For this test, we are interested in what people think of their first experience with GNOME. We are looking for people who haven’t used GNOME before, so we don’t expect that have used GNOME before today. We want to see what you think of GNOME when you use it for the first time.
This is entirely a test of GNOME. We are not testing you and there is no wrong answer, so please do not feel pressured by time or anything else. All we’re looking for is what you think about your first experience with GNOME.
For this first experience, I’ll ask you to login using a test account. I’ll give you some time to experiment with GNOME. Use it like you would use a new computer for the first time. To help guide you, I’ll ask you to do a few sample tasks that mimic how most people would probably use a new computer.
But before we begin, I’d like to learn a few things about how you would use a new computer:
Let’s say at work or at home you have a new computer with pre-installed operating system which is new for you.
You have booted this computer for the first time. How would you use it at first?
Scenario tasks are the main part of the test. For each task I’ll give a participant a copy of the scenario and read it aloud. In some tasks I’ll give additional information, like login credentials, or a USB drive with sample folders and files.

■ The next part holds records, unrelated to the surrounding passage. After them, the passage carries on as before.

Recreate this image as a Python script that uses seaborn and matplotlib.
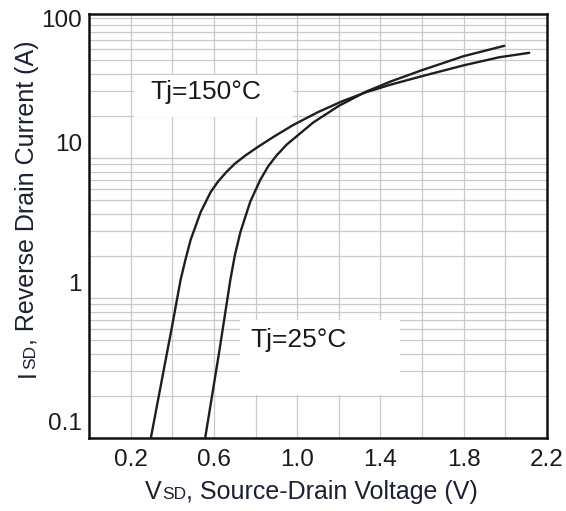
import numpy as np
import pandas as pd
import matplotlib
matplotlib.use("Agg")
import matplotlib.pyplot as plt
import matplotlib.transforms as mtrans
from matplotlib.patches import Rectangle
from matplotlib.ticker import FixedLocator, LogLocator, NullFormatter
import seaborn as sns

# ---- data ----
v_150 = [0.297, 0.368, 0.40, 0.44, 0.464, 0.488, 0.536, 0.584, 0.62, 0.66, 0.70, 0.75, 0.807,
         0.887, 0.98, 1.10, 1.22, 1.33, 1.45, 1.60, 1.80, 1.97, 2.115]
i_150 = [0.10, 0.36, 0.64, 1.35, 1.9, 2.6, 4.1, 5.7, 6.8, 7.95, 9.1, 10.4, 11.9,
         14.2, 17.2, 21.3, 25.6, 29.5, 33.5, 38.5, 46.0, 52.5, 56.5]
v_25 = [0.558, 0.624, 0.679, 0.70, 0.727, 0.775, 0.823, 0.86, 0.90, 0.95, 1.014, 1.078,
        1.20, 1.33, 1.45, 1.60, 1.80, 1.995]
i_25 = [0.10, 0.40, 1.35, 2.0, 2.95, 4.9, 7.0, 8.7, 10.4, 12.5, 15.0, 18.0,
        23.6, 29.8, 35.3, 42.5, 53.5, 63.4]
series_names = ["Tj=150°C", "Tj=25°C"]
x_major = [0.2, 0.6, 1.0, 1.4, 1.8, 2.2]
x_major_labels = ["0.2", "0.6", "1.0", "1.4", "1.8", "2.2"]
x_minor = [0.4, 0.8, 1.2, 1.6, 2.0]
y_major = [0.1, 1, 10, 100]
y_major_labels = ["0.1", "1", "10", "100"]

df = pd.concat([
    pd.DataFrame({"V": v_150, "I": i_150, "series": series_names[0]}),
    pd.DataFrame({"V": v_25, "I": i_25, "series": series_names[1]}),
], ignore_index=True)

sns.set_theme(style="white")
plt.rcParams['font.family'] = ['Liberation Sans', 'DejaVu Sans']

W, H = 566, 511
fig = plt.figure(figsize=(W / 100, H / 100), dpi=100)
ax = fig.add_axes([89 / W, 1 - 438 / H, (547 - 89) / W, (438 - 14) / H])

line_col = "#1e1e1e"
sns.lineplot(data=df, x="V", y="I", hue="series",
             palette={series_names[0]: line_col, series_names[1]: line_col},
             estimator=None, sort=False, legend=False, lw=1.7, ax=ax, zorder=3)
for ln in ax.get_lines():
    ln.set_solid_joinstyle("round")
    ln.set_solid_capstyle("round")

ax.set_yscale("log")
ax.set_xlim(0, 2.2)
ax.set_ylim(0.1, 107)

ax.xaxis.set_major_locator(FixedLocator(x_major))
ax.xaxis.set_minor_locator(FixedLocator(x_minor))
ax.set_xticklabels(x_major_labels)
ax.yaxis.set_major_locator(FixedLocator(y_major))
ax.yaxis.set_minor_locator(LogLocator(base=10, subs=[2, 3, 4, 5, 6, 7, 8, 9], numticks=20))
ax.yaxis.set_minor_formatter(NullFormatter())
ax.set_yticklabels(y_major_labels)

ax.set_axisbelow(True)
ax.grid(which="both", color="#c9c9c9", lw=0.9)
for s in ax.spines.values():
    s.set_visible(True)
    s.set_color("#111111")
    s.set_linewidth(1.8)

txt_col = "#1a1a1a"
ax.tick_params(which="both", length=0, labelsize=17.5, colors=txt_col)
ax.tick_params(axis="x", pad=8)
ax.tick_params(axis="y", pad=5)
ax.set_xlabel("")
ax.set_ylabel("")

# y tick labels in the reference sit above their grid lines (except the top one)
shift = mtrans.ScaledTranslation(0, 16 / 100, fig.dpi_scale_trans)
for lab in ax.get_yticklabels():
    if lab.get_text() != "100":
        lab.set_transform(lab.get_transform() + shift)

# white boxes behind the annotations (grid hidden there)
ax.add_patch(Rectangle((0.215, 19.6), 0.98 - 0.215, 39.1 - 19.6, facecolor="white",
                       edgecolor="none", zorder=1))
ax.add_patch(Rectangle((0.727, 0.203), 1.493 - 0.727, 0.70 - 0.203, facecolor="white",
                       edgecolor="none", zorder=1))
ax.text(0.56, 29.6, series_names[0], fontsize=19, color=txt_col, ha="center", va="center", zorder=4)
ax.text(1.005, 0.50, series_names[1], fontsize=19, color=txt_col, ha="center", va="center", zorder=4)

# axis labels with small "SD"
lab_col = "#1c2033"
fs_big, fs_small = 18, 12.5
dd = 0.21 * (fs_big - fs_small)

x1 = fig.text(145 / W, 1 - 499 / H, "V", fontsize=fs_big, color=lab_col, ha="left", va="baseline")
x2 = ax.annotate("SD", xy=(1, 0), xycoords=x1, xytext=(0.5, dd), textcoords="offset points",
                 fontsize=fs_small, color=lab_col, ha="left", va="bottom", annotation_clip=False)
x3 = ax.annotate(", Source-Drain Voltage (V)", xy=(1, 0), xycoords=(x2, x1),
                 fontsize=fs_big, color=lab_col, ha="left", va="bottom", annotation_clip=False)

y1 = fig.text(34.5 / W, 1 - 377 / H, "I", fontsize=fs_big, color=lab_col, rotation=90,
              rotation_mode="anchor", ha="left", va="baseline")
y2 = ax.annotate("SD", xy=(1, 1), xycoords=y1, xytext=(-dd, 0.5), textcoords="offset points",
                 fontsize=fs_small, color=lab_col, rotation=90, ha="right", va="bottom",
                 annotation_clip=False)
y3 = ax.annotate(", Reverse Drain Current (A)", xy=(1, 1), xycoords=(y1, y2),
                 fontsize=fs_big, color=lab_col, rotation=90, ha="right", va="bottom",
                 annotation_clip=False)

fig.savefig("out.png", dpi=100, facecolor="white")
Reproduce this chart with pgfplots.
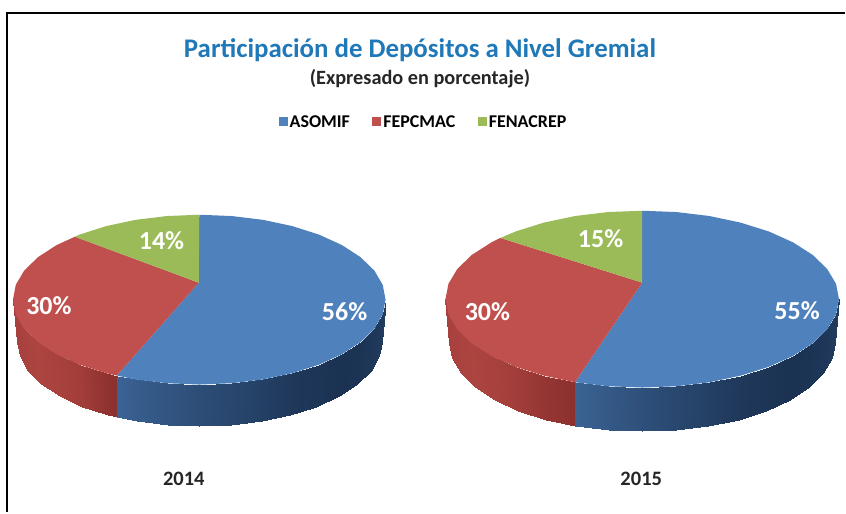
\documentclass[border=0pt]{standalone}
\usepackage{pgfplots}
\pgfplotsset{compat=1.18}
\usepackage{fontspec}
\setmainfont{Carlito}
\definecolor{azul}{HTML}{4F81BD}
\definecolor{rojo}{HTML}{C0504D}
\definecolor{verde}{HTML}{9BBB59}
\definecolor{titulo}{HTML}{1F78B8}
\pgfplotsset{
  colormap={paredazul}{rgb255=(27,50,82) rgb255=(62,104,155)},
  colormap={paredroja}{rgb255=(136,46,44) rgb255=(172,68,64)},
}
\newcommand{\fs}[1]{\fontsize{#1}{#1}\selectfont\bfseries}
\begin{document}
\begin{tikzpicture}
\begin{axis}[
  width=846pt,height=513pt,scale only axis,
  xmin=0,xmax=846,ymin=0,ymax=513,y dir=reverse,
  hide axis,clip=false,
  point meta min=0,point meta max=1,
  legend style={at={(axis cs:424,122)},anchor=center,draw=none,fill=none,
    legend columns=3,font=\fs{18},
    /tikz/every even column/.append style={column sep=20.5pt}},
  legend image code/.code={\fill[#1] (0pt,-4pt) rectangle (9pt,5pt);},
  legend cell align=left,
]
% fondo
\addplot[draw=none,fill=white,forget plot] coordinates {(0,0)(846,0)(846,513)(0,513)} -- cycle;

% 2014 paredes
\addplot[surf,shader=interp,mesh/cols=2,colormap name=paredazul,point meta=explicit,forget plot] table[meta=c] {
x y c
117 376 0.9
117 417 0.9
135.7 379.9 0.8
137.1 421.9 0.8
167.1 383.7 0.65
167.8 425.7 0.65
199.5 385 0.5
199.5 427 0.5
231.9 383.7 0.38
231.2 425.7 0.38
263.3 379.9 0.25
261.9 421.9 0.25
292.8 373.6 0.12
290.8 415.6 0.12
319.4 365.1 0.05
316.8 407.1 0.05
342.4 354.6 0
339.3 396.6 0
361 342.5 0.03
357.5 384.5 0.03
374.8 329.1 0.1
371.1 371.1 0.1
383.2 314.8 0.15
379.3 356.8 0.15
386 300 0.2
382 342 0.2
};
\addplot[surf,shader=interp,mesh/cols=2,colormap name=paredroja,point meta=explicit,forget plot] table[meta=c] {
x y c
13 300 0.85
17 342 0.85
15.8 314.8 0.9
19.7 356.8 0.9
24.2 329.1 0.95
28 371.1 0.95
38 342.5 1
41.5 384.5 1
56.6 354.6 0.9
59.7 396.6 0.9
79.6 365.1 0.7
82.2 407.1 0.7
106.2 373.6 0.2
108.2 415.6 0.2
117 376 0.1
117 417 0.1
};

% 2014 caras
\addplot[draw=none,fill=azul,forget plot] coordinates {
(199,283)(199.5,215)(231.9,216.3)(263.3,220.1)(292.8,226.4)(319.4,234.9)(342.4,245.4)(361,257.5)(374.8,270.9)(383.2,285.2)(386,300)
(383.2,314.8)(374.8,329.1)(361,342.5)(342.4,354.6)(319.4,365.1)(292.8,373.6)(263.3,379.9)(231.9,383.7)(199.5,385)(167.1,383.7)(135.7,379.9)(117,376)
} -- cycle;
\addplot[draw=none,fill=rojo,forget plot] coordinates {
(199,283)(117,376)(106.2,373.6)(79.6,365.1)(56.6,354.6)(38,342.5)(24.2,329.1)(15.8,314.8)(13,300)(15.8,285.2)(24.2,270.9)(38,257.5)(56.6,245.4)(75,237)
} -- cycle;
\addplot[draw=none,fill=verde,forget plot] coordinates {
(199,283)(75,237)(79.6,234.9)(106.2,226.4)(135.7,220.1)(167.1,216.3)(199.5,215)
} -- cycle;

% 2015 paredes
\addplot[surf,shader=interp,mesh/cols=2,colormap name=paredazul,point meta=explicit,forget plot] table[meta=c] {
x y c
575.6 382.7 0.9
575.6 426.7 0.9
608.8 386.7 0.72
609.5 430.7 0.72
643 388 0.55
643 432 0.55
677.2 386.7 0.4
676.5 430.7 0.4
710.4 382.7 0.25
709.1 426.7 0.25
741.5 376.1 0.12
739.5 420.1 0.12
769.6 367.3 0.05
767.1 411.3 0.05
793.9 356.4 0
790.9 400.4 0
813.6 343.8 0.03
810.2 387.8 0.03
828.1 329.8 0.1
824.4 373.8 0.1
837 314.9 0.15
833.1 358.9 0.15
840 299.5 0.2
836 343.5 0.2
};
\addplot[surf,shader=interp,mesh/cols=2,colormap name=paredroja,point meta=explicit,forget plot] table[meta=c] {
x y c
446 299.5 0.85
450 343.5 0.85
449 314.9 0.9
452.9 358.9 0.9
457.9 329.8 0.95
461.6 373.8 0.95
472.4 343.8 1
475.8 387.8 1
492.1 356.4 0.9
495.1 400.4 0.9
516.4 367.3 0.7
518.9 411.3 0.7
544.5 376.1 0.35
546.5 420.1 0.35
575.6 382.7 0.1
575.6 426.7 0.1
};

% 2015 caras
\addplot[draw=none,fill=azul,forget plot] coordinates {
(643,283)(643,211)(677.2,212.3)(710.4,216.3)(741.5,222.9)(769.6,231.7)(793.9,242.6)(813.6,255.2)(828.1,269.2)(837,284.1)(840,299.5)
(837,314.9)(828.1,329.8)(813.6,343.8)(793.9,356.4)(769.6,367.3)(741.5,376.1)(710.4,382.7)(677.2,386.7)(643,388)(608.8,386.7)(575.6,382.7)
} -- cycle;
\addplot[draw=none,fill=rojo,forget plot] coordinates {
(643,283)(575.6,382.7)(544.5,376.1)(516.4,367.3)(492.1,356.4)(472.4,343.8)(457.9,329.8)(449,314.9)(446,299.5)(449,284.1)(457.9,269.2)(472.4,255.2)(492.1,242.6)(501,238.2)
} -- cycle;
\addplot[draw=none,fill=verde,forget plot] coordinates {
(643,283)(501,238.2)(516.4,231.7)(544.5,222.9)(575.6,216.3)(608.8,212.3)(643,211)
} -- cycle;

% marco
\addplot[black,line width=2pt,forget plot] coordinates {(7,513)(7,13)(846,13)};

% leyenda
\addplot[draw=none,fill=azul] coordinates {(199,283)};
\addlegendentry{ASOMIF}
\addplot[draw=none,fill=rojo] coordinates {(199,283)};
\addlegendentry{FEPCMAC}
\addplot[draw=none,fill=verde] coordinates {(199,283)};
\addlegendentry{FENACREP}

% textos
\node[text=titulo,font=\fs{26.9}] at (axis cs:420.5,50) {Participación de Depósitos a Nivel Gremial};
\node[text=black!85,font=\fs{20.3}] at (axis cs:420.5,79) {(Expresado en porcentaje)};
\node[white,font=\fs{26}] at (axis cs:161.7,240.7) {14\%};
\node[white,font=\fs{26}] at (axis cs:49,306) {30\%};
\node[white,font=\fs{26}] at (axis cs:345,311.7) {56\%};
\node[white,font=\fs{26}] at (axis cs:601.3,239) {15\%};
\node[white,font=\fs{26}] at (axis cs:488,311.7) {30\%};
\node[white,font=\fs{26}] at (axis cs:798,311) {55\%};
\node[text=black!85,font=\fs{20.5}] at (axis cs:184,479) {2014};
\node[text=black!85,font=\fs{20.5}] at (axis cs:642,479) {2015};
\end{axis}
\end{tikzpicture}
\end{document}
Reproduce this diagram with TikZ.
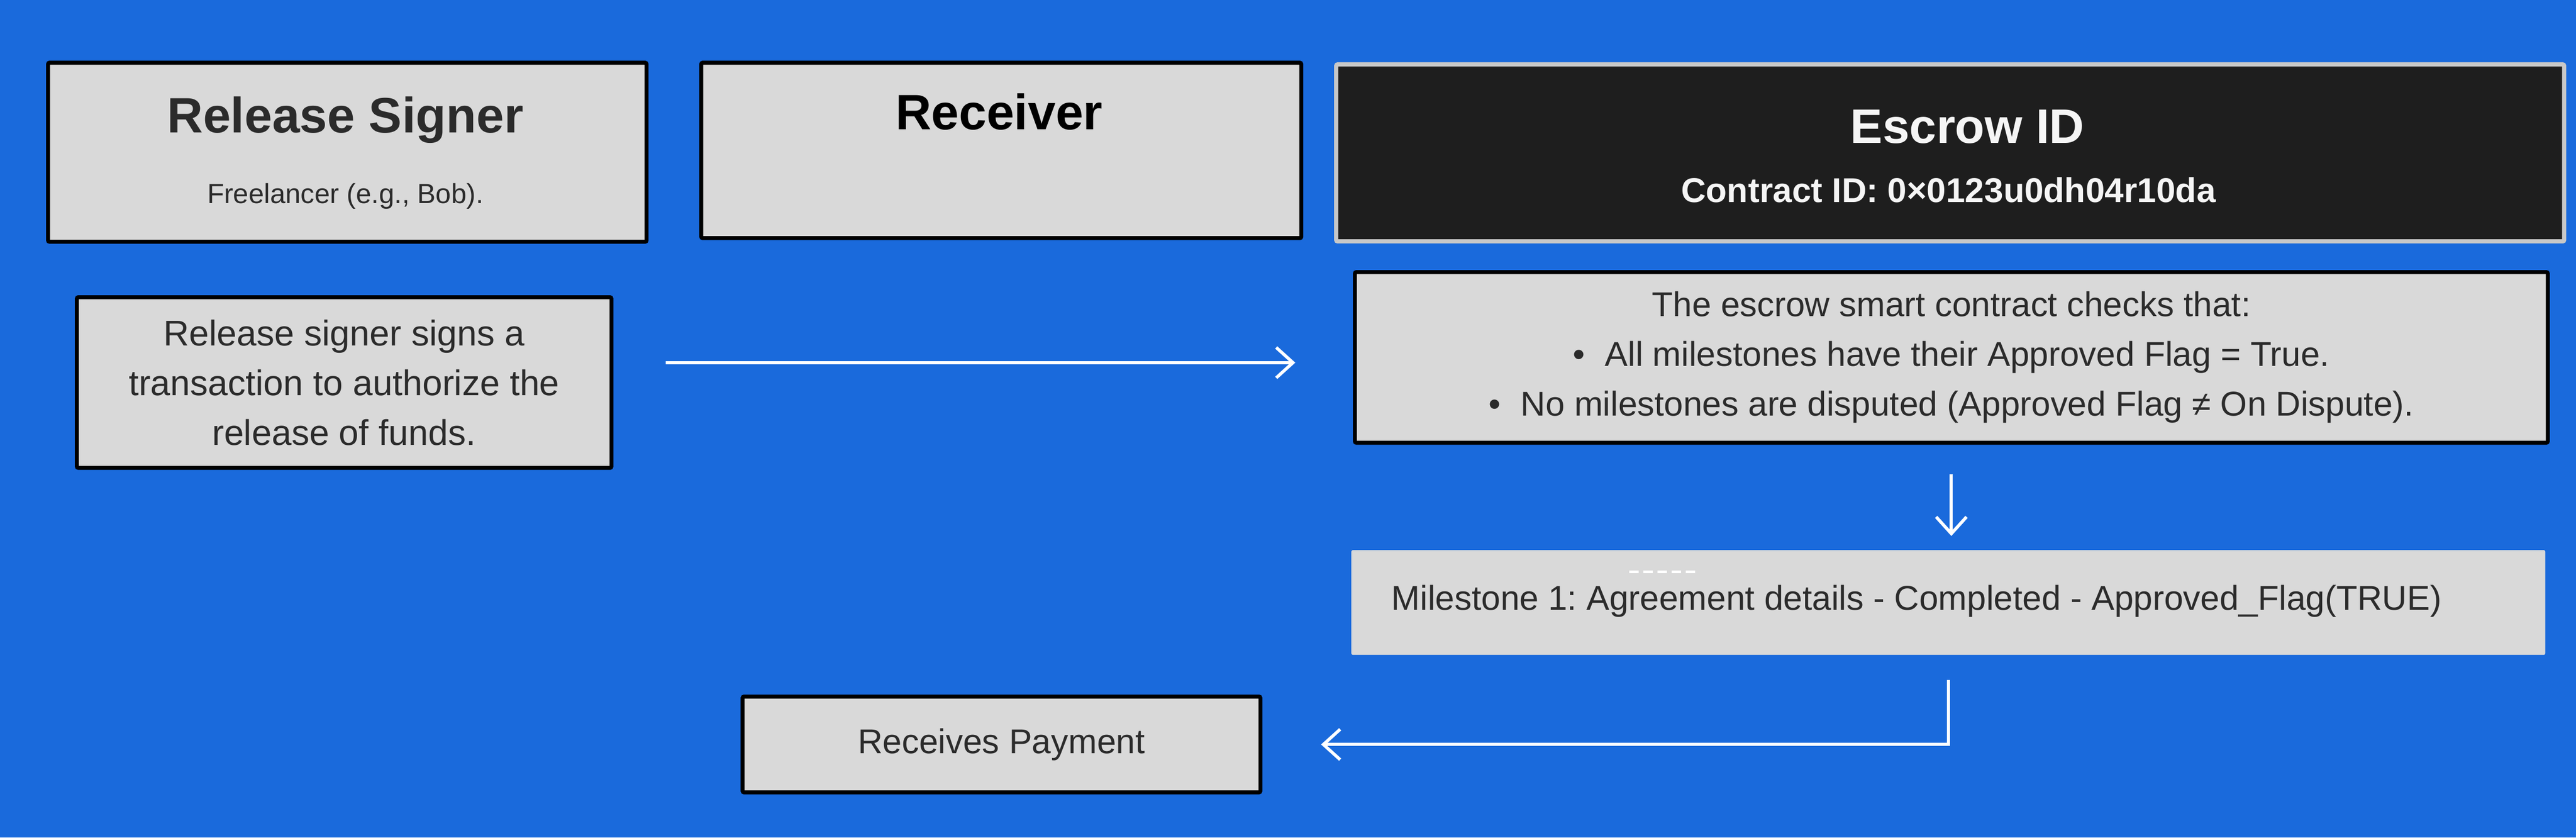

First I’ll start with a short intro:
Okay, let’s have you use the computer now. Here’s a username and a password you can use to login. No one else has used this account before, and no one else will use it when you’re done here today. (I’ll delete any data you leave behind when we’re done.) To help you explore the system, here are a few tasks that we think most people would do with a new computer.
Then I’ll give a participant some context of each task:
Task 1: Managing files
You’ve booted a new computer for the first time. Let’s say this USB fob drive has files from your old computer. Please copy the files to the new computer. Put them wherever makes sense to you.
Task 2: Using a browser
After you used your new computer for a while, you want to browse the internet and open some of the sites you visit more frequently. Please open a few websites that you would normally visit, like Google or Facebook.
Task 3: Checking email
After you start up your new computer, you want to check your email. Go ahead and check your email. I’ll delete everything after we’re done today, and you are the only person who will use this account, so please access your email however you normally do it at home.
I have some questions prepared for the wrapping up part of the test to help me get the participants’ general impressions of the experience:
What things were really easy to figure out?
What things were harder to figure out? Why?
Can you summarize your first experience today in a single word, like an adjective? What one word describes the test today?
Jim suggested an interesting method — asking testers to summarize different parts of their experience using an emoji. It will help testers express their own feelings, but because we’ll provide a set of emojis (testers won’t make their own) it will be easier to collate results.
Think back to the start of the test today. If you had to pick one emoticon (from this list) to describe the first time you used GNOME today, what emoticon would that be? What emotion does that represent to you?
After you got settled into GNOME, and had played around with it for a while, what emoticon would you use to describe that part of the experience? What emotion does that represent to you?
I’m excited to perform this UX test very soon, and I’m definitely open to your thoughts and feedback on any part of this test preparation!